**What the exercise asks**
Your task is to output the listing word for word, with pictures excluded.

— begin Dataset content —

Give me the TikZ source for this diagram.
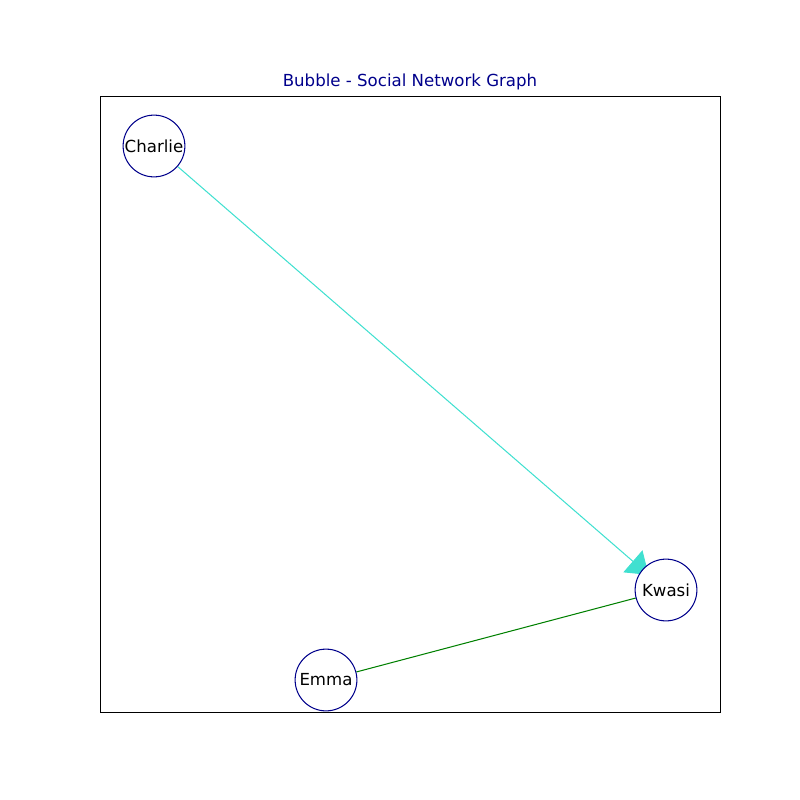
\documentclass[tikz,border=0pt]{standalone}
\usepackage{fontspec}
\setmainfont{DejaVu Sans}
\usetikzlibrary{arrows.meta,backgrounds}
\definecolor{dblue}{RGB}{0,0,139}
\definecolor{turq}{RGB}{64,224,208}
\definecolor{egreen}{RGB}{0,128,0}
\begin{document}
\begin{tikzpicture}[x=0.0254cm,y=-0.0254cm,
  person/.style={circle,draw=dblue,fill=white,line width=0.75pt,minimum size=62*0.72pt,inner sep=0pt,font=\fontsize{12}{14}\selectfont},
  friend/.style={line width=0.75pt}]
\useasboundingbox (0,0) rectangle (800,800);
\node[font=\fontsize{12}{14}\selectfont,text=dblue] (title) at (410,82) {Bubble - Social Network Graph};
\coordinate (fa) at (100,96);
\coordinate (fb) at (720,712);
\draw[line width=0.6pt] (fa) rectangle (fb);
\node[person] (charlie) at (154,146) {Charlie};
\node[person] (kwasi) at (666,590) {Kwasi};
\node[person] (emma) at (326,680) {Emma};
\begin{pgfonlayer}{background}
\draw[friend,turq,-{Triangle[length=15pt,width=21pt]},shorten >=-6pt] (charlie) -- (kwasi);
\draw[friend,egreen] (emma) -- (kwasi);
\end{pgfonlayer}
\end{tikzpicture}
\end{document}
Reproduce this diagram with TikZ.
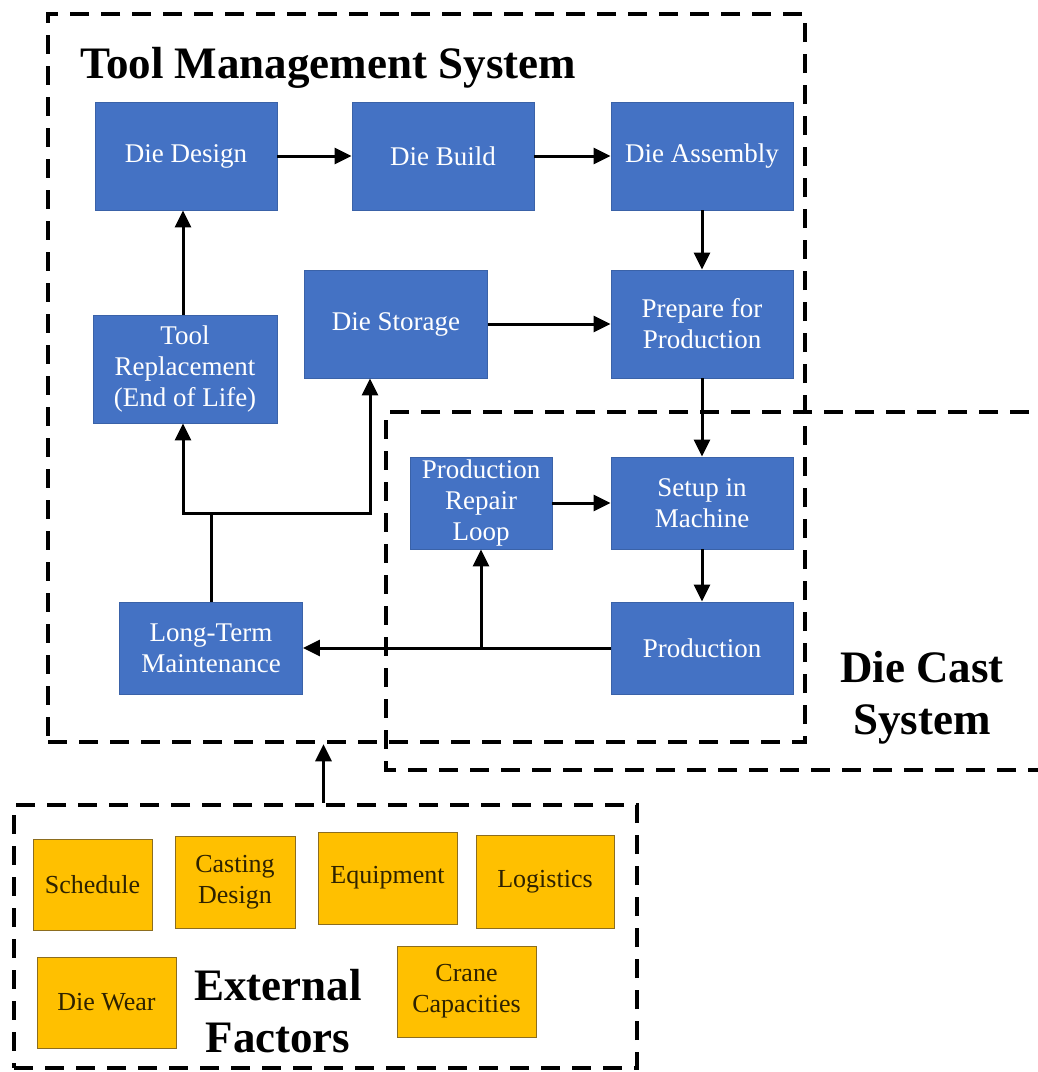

— end Dataset content —

**Response to the exercise**
Give me the TikZ source for this diagram.
\documentclass[tikz,border=0pt]{standalone}
\usepackage{fontspec}
\setmainfont{DejaVu Sans}
\usetikzlibrary{arrows.meta,backgrounds}
\definecolor{dblue}{RGB}{0,0,139}
\definecolor{turq}{RGB}{64,224,208}
\definecolor{egreen}{RGB}{0,128,0}
\begin{document}
\begin{tikzpicture}[x=0.0254cm,y=-0.0254cm,
  person/.style={circle,draw=dblue,fill=white,line width=0.75pt,minimum size=62*0.72pt,inner sep=0pt,font=\fontsize{12}{14}\selectfont},
  friend/.style={line width=0.75pt}]
\useasboundingbox (0,0) rectangle (800,800);
\node[font=\fontsize{12}{14}\selectfont,text=dblue] (title) at (410,82) {Bubble - Social Network Graph};
\coordinate (fa) at (100,96);
\coordinate (fb) at (720,712);
\draw[line width=0.6pt] (fa) rectangle (fb);
\node[person] (charlie) at (154,146) {Charlie};
\node[person] (kwasi) at (666,590) {Kwasi};
\node[person] (emma) at (326,680) {Emma};
\begin{pgfonlayer}{background}
\draw[friend,turq,-{Triangle[length=15pt,width=21pt]},shorten >=-6pt] (charlie) -- (kwasi);
\draw[friend,egreen] (emma) -- (kwasi);
\end{pgfonlayer}
\end{tikzpicture}
\end{document}
Reproduce this diagram with TikZ.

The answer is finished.